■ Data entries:
::::::

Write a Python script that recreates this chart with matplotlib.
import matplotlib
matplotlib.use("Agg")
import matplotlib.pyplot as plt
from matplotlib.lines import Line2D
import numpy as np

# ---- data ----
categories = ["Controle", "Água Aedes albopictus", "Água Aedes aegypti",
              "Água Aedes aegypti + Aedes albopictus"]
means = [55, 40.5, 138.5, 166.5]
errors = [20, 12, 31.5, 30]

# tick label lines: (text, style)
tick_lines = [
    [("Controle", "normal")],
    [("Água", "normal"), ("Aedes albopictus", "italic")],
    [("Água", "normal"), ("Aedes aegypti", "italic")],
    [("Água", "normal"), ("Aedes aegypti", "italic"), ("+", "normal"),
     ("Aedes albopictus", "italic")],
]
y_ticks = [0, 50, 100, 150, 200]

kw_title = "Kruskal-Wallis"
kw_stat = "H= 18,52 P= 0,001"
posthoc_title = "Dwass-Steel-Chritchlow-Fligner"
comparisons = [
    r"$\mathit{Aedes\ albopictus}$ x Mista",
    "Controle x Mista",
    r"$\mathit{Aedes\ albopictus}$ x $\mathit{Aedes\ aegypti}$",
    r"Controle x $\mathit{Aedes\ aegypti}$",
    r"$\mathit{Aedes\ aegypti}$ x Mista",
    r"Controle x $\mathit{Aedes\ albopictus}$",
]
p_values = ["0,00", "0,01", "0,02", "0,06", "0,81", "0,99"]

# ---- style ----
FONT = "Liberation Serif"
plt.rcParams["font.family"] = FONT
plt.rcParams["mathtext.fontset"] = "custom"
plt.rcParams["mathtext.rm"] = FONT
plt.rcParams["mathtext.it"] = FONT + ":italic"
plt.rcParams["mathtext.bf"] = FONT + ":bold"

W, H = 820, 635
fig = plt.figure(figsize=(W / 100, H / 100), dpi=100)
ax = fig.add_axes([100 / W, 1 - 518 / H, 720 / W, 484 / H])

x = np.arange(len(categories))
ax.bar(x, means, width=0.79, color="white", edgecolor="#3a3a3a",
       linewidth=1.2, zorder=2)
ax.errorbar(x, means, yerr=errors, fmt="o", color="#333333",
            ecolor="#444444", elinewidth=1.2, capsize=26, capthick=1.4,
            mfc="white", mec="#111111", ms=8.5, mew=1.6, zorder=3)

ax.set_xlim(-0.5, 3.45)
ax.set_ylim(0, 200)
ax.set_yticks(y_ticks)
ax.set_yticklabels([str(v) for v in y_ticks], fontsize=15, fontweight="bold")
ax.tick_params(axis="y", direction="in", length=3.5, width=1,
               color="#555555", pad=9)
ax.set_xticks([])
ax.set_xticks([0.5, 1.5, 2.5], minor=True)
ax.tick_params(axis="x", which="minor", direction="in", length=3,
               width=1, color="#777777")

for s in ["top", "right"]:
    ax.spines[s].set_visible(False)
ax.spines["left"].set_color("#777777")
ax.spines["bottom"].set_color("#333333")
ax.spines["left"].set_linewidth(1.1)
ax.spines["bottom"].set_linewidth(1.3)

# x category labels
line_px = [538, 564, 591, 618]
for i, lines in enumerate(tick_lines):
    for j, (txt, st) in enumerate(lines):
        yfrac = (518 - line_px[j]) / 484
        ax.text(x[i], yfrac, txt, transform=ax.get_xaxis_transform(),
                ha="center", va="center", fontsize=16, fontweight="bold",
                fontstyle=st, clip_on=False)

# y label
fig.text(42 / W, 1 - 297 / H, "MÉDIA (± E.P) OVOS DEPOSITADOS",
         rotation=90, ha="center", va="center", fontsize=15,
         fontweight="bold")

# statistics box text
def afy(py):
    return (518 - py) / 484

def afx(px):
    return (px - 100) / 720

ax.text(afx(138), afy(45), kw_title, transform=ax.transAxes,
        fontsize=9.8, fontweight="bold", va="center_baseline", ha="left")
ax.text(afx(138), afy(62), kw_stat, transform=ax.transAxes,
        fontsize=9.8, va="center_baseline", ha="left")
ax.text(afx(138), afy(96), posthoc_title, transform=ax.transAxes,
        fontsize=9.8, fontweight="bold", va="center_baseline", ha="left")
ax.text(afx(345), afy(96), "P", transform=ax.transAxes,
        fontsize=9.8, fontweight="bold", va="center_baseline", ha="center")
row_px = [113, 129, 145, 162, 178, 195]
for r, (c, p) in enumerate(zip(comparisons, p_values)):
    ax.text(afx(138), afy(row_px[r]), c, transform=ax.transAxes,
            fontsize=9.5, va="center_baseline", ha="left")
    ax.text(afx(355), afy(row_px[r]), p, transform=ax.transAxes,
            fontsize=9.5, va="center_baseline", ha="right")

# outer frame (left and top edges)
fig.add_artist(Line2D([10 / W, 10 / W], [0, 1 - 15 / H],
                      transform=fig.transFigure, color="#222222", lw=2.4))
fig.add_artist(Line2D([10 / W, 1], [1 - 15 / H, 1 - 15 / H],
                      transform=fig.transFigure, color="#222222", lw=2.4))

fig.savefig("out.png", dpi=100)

::::::

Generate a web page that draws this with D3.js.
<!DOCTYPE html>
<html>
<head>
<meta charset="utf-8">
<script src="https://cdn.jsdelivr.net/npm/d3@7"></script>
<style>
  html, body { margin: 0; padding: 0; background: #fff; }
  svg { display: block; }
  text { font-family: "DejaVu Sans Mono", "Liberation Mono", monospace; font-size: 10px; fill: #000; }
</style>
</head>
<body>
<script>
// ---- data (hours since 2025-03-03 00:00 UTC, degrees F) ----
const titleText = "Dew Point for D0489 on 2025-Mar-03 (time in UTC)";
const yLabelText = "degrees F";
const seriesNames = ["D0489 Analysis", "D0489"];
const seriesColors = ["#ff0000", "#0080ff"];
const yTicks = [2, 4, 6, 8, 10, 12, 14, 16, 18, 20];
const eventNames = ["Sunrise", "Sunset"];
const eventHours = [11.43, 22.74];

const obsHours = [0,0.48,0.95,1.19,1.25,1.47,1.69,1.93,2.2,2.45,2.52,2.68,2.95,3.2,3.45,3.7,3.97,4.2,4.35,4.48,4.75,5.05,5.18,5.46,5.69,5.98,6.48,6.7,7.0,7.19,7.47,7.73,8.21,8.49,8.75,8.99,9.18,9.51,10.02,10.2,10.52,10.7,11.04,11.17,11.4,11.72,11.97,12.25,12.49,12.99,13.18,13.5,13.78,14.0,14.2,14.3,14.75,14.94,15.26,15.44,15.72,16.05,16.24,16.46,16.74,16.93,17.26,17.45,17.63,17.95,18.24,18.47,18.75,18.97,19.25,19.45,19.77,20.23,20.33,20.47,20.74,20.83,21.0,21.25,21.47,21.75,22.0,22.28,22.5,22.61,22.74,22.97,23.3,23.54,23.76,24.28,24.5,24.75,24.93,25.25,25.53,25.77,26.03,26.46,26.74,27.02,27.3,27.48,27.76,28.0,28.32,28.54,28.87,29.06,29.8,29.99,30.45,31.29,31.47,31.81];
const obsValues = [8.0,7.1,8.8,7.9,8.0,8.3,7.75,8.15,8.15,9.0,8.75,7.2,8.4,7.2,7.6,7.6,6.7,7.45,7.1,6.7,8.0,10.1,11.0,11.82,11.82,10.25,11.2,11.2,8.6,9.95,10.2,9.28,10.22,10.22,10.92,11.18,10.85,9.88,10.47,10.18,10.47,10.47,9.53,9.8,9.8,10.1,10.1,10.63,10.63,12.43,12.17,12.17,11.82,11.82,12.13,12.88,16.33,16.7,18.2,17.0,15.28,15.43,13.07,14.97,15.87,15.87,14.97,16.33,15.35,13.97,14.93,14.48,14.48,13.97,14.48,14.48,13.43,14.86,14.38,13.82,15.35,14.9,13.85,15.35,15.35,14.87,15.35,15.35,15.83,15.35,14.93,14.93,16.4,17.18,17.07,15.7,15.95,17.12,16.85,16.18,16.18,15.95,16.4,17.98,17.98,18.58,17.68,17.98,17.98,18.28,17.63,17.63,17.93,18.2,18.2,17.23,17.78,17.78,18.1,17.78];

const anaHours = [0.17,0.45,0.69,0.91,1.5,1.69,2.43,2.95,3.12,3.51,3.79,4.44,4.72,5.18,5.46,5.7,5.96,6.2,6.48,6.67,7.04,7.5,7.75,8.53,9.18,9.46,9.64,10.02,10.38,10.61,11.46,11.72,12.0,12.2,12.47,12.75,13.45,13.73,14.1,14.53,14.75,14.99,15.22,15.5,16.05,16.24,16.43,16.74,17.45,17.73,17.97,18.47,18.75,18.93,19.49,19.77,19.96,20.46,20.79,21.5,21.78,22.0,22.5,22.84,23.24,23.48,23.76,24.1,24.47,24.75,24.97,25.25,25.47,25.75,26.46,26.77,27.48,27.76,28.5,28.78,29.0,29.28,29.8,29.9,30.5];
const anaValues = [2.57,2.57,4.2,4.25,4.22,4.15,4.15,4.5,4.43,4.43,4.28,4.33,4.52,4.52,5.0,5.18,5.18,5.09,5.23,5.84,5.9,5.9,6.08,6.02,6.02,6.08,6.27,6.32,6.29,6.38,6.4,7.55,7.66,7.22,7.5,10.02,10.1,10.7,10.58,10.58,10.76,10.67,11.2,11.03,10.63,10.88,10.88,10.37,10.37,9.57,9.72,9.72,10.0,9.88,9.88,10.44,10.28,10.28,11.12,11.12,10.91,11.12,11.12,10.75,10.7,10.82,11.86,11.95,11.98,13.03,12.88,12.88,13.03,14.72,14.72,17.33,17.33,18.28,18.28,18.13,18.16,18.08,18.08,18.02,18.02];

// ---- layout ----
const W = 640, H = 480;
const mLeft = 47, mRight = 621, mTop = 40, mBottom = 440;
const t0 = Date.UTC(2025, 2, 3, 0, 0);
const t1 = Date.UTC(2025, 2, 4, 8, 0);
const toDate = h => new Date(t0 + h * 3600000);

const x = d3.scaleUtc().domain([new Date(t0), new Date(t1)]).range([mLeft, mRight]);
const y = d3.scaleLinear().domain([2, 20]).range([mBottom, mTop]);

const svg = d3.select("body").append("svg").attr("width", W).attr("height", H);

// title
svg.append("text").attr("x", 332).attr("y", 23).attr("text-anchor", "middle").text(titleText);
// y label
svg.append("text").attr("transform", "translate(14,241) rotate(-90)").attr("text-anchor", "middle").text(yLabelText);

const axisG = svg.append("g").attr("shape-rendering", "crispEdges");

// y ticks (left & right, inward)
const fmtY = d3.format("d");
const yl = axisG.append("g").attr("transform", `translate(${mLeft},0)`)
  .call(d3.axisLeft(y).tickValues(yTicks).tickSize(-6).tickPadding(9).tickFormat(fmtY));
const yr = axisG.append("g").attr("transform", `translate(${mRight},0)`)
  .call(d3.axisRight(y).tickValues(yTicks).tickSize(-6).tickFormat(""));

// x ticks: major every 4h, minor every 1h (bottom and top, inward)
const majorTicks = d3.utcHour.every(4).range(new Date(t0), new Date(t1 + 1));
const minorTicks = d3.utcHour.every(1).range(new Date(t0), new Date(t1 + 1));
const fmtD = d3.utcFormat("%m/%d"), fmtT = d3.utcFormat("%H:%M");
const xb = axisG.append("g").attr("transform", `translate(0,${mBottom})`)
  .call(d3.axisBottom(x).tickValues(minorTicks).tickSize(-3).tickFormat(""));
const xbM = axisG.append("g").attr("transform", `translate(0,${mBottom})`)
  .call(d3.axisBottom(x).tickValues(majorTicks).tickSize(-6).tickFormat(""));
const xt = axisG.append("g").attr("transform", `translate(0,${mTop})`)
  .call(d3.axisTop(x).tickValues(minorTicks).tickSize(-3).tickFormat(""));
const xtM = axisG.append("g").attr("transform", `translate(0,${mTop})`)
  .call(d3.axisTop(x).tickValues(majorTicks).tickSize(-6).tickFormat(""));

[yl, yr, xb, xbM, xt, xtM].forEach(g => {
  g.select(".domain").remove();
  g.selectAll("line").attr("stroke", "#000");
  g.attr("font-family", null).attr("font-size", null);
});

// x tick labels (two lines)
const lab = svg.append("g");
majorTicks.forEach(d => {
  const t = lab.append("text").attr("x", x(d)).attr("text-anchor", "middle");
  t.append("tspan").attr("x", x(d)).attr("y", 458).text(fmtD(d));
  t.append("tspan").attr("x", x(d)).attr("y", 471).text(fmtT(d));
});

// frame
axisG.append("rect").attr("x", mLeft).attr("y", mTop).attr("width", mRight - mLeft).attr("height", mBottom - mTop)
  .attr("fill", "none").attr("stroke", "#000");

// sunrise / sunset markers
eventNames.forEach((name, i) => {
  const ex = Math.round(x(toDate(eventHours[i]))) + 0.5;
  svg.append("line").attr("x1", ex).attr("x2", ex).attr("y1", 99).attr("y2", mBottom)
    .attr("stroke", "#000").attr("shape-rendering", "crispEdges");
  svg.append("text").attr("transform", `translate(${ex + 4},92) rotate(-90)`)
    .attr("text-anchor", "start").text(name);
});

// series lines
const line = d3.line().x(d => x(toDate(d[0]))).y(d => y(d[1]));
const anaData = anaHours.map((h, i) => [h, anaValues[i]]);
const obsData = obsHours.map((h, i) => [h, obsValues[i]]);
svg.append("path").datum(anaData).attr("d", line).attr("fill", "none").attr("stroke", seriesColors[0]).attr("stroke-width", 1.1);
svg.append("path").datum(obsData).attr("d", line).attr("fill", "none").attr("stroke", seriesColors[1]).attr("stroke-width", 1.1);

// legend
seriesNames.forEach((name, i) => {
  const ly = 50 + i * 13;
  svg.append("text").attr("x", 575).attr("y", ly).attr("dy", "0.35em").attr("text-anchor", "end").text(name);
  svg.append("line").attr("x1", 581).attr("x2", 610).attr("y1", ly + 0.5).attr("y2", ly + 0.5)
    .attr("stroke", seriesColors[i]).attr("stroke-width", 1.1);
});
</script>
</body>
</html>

::::::

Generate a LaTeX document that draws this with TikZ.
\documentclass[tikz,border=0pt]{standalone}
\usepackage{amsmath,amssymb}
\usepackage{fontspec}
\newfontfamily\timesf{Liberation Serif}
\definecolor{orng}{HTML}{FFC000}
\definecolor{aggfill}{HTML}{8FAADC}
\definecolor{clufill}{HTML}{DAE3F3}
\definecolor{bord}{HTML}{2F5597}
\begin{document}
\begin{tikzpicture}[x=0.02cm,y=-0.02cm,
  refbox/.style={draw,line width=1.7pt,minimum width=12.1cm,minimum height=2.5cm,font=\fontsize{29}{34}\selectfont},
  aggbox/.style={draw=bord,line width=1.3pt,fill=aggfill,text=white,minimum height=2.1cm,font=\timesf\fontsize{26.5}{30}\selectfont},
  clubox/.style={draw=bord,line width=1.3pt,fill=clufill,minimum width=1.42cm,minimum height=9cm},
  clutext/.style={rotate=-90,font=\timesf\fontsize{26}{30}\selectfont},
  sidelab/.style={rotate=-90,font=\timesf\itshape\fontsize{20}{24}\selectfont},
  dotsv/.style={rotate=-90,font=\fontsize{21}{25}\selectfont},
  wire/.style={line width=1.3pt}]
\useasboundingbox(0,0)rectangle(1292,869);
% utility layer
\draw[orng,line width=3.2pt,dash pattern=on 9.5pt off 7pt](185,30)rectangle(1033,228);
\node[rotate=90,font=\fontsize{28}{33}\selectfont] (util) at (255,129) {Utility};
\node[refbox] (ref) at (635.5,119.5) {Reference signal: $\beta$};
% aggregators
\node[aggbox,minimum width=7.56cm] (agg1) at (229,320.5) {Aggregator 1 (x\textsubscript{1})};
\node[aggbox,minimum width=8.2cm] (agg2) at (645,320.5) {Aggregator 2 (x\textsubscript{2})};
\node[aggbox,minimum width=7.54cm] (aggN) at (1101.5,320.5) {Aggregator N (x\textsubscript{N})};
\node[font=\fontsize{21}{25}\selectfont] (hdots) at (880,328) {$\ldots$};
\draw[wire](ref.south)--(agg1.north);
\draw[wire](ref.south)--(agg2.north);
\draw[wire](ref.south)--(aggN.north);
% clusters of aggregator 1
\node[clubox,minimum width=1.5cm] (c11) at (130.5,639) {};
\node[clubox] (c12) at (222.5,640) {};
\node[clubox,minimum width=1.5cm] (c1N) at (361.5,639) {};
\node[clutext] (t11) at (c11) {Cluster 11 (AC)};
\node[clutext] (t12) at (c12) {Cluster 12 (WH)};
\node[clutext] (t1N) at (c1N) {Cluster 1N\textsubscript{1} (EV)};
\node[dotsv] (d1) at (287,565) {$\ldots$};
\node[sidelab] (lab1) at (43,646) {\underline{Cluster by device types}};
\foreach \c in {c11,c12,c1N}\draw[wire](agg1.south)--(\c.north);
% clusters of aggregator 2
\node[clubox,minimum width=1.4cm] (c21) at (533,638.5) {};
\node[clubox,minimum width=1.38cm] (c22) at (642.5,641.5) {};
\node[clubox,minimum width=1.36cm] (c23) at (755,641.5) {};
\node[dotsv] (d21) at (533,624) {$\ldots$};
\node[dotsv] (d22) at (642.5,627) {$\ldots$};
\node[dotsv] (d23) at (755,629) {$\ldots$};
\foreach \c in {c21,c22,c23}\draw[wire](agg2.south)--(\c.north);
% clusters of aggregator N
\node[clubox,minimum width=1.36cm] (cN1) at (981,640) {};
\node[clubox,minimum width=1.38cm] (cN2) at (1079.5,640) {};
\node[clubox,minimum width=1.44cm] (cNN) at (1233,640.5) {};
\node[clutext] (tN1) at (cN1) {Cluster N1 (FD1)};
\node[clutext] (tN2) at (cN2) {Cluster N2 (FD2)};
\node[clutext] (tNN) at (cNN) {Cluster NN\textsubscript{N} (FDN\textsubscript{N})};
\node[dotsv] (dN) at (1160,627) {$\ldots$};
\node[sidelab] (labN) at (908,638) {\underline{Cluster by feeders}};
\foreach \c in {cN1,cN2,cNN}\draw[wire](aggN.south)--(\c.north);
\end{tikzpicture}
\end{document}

::::::

■ Work to be completed: Extract only the lines from the line with "Write a Python" through the line with "ms=8.5, mew=1.6, zorder=3)", keeping both end lines exactly as they are.

■ Response to this exercise:
Write a Python script that recreates this chart with matplotlib.
import matplotlib
matplotlib.use("Agg")
import matplotlib.pyplot as plt
from matplotlib.lines import Line2D
import numpy as np

# ---- data ----
categories = ["Controle", "Água Aedes albopictus", "Água Aedes aegypti",
              "Água Aedes aegypti + Aedes albopictus"]
means = [55, 40.5, 138.5, 166.5]
errors = [20, 12, 31.5, 30]

# tick label lines: (text, style)
tick_lines = [
    [("Controle", "normal")],
    [("Água", "normal"), ("Aedes albopictus", "italic")],
    [("Água", "normal"), ("Aedes aegypti", "italic")],
    [("Água", "normal"), ("Aedes aegypti", "italic"), ("+", "normal"),
     ("Aedes albopictus", "italic")],
]
y_ticks = [0, 50, 100, 150, 200]

kw_title = "Kruskal-Wallis"
kw_stat = "H= 18,52 P= 0,001"
posthoc_title = "Dwass-Steel-Chritchlow-Fligner"
comparisons = [
    r"$\mathit{Aedes\ albopictus}$ x Mista",
    "Controle x Mista",
    r"$\mathit{Aedes\ albopictus}$ x $\mathit{Aedes\ aegypti}$",
    r"Controle x $\mathit{Aedes\ aegypti}$",
    r"$\mathit{Aedes\ aegypti}$ x Mista",
    r"Controle x $\mathit{Aedes\ albopictus}$",
]
p_values = ["0,00", "0,01", "0,02", "0,06", "0,81", "0,99"]

# ---- style ----
FONT = "Liberation Serif"
plt.rcParams["font.family"] = FONT
plt.rcParams["mathtext.fontset"] = "custom"
plt.rcParams["mathtext.rm"] = FONT
plt.rcParams["mathtext.it"] = FONT + ":italic"
plt.rcParams["mathtext.bf"] = FONT + ":bold"

W, H = 820, 635
fig = plt.figure(figsize=(W / 100, H / 100), dpi=100)
ax = fig.add_axes([100 / W, 1 - 518 / H, 720 / W, 484 / H])

x = np.arange(len(categories))
ax.bar(x, means, width=0.79, color="white", edgecolor="#3a3a3a",
       linewidth=1.2, zorder=2)
ax.errorbar(x, means, yerr=errors, fmt="o", color="#333333",
            ecolor="#444444", elinewidth=1.2, capsize=26, capthick=1.4,
            mfc="white", mec="#111111", ms=8.5, mew=1.6, zorder=3)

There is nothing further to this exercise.